A CFO who can’t block a transaction is a bookkeeper. A steward without authority is a complaint department.

Three properties have to hold or the function collapses. Explicit authority to demand the operational cost of a decision before it ships. Power to delay or block decisions that lack that accounting. A reporting channel that can’t be silenced by whoever is feeling the deadline pressure.

Most organizations grant the first informally, the second occasionally, and the third almost never. A gate that can be walked around is not a gate.

Identifying One

You probably already know who it should be.

It’s the engineer who calculates the long-term cost of a shortcut before anyone asks them to. The one who treats technical debt like a moral failing. The one whose objections, even when annoying, consistently predict the next problem.
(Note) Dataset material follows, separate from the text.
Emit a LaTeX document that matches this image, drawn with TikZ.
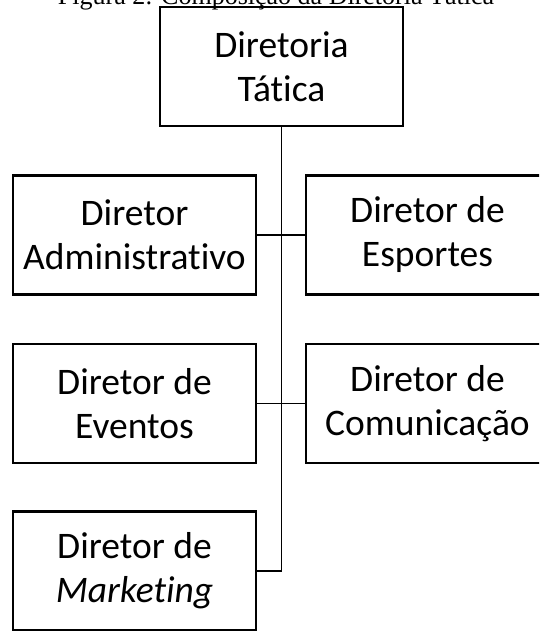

But not every difficult engineer is a proto-steward. Some push back because they’re territorial. The difference is whether the pushback translates to operational impact. A proto-steward frames concerns in terms of incident risk, maintenance burden, capacity cost. Someone who just likes arguing frames concerns in terms of elegance and correctness.

Track record is the test. If their objections consistently predict where problems actually emerge, you’ve found your steward. If they’re mostly aesthetic complaints, you haven’t.

The Bottom Line

“Tastemaker” is showing up in engineering job descriptions. Senior engineers are being evaluated on what they reject, not what they write. The discourse is converging on a skill the steward has been quietly performing for years.

AI is going to force this role into the open whether you’re ready or not. When producing code costs nothing, what’s left is whether the code should exist. That’s taste.

Architecture has a hum. Someone has to be listening for it.

Name the role. Give it real authority.

Or accept that the decision that locks in three years of operational cost will keep crossing an engineer’s screen as a pull request, in front of a reviewer with no authority to do anything about it. And stop being surprised by what that produces.


boring (n.): A system whose hum still makes sense, because someone’s been listening.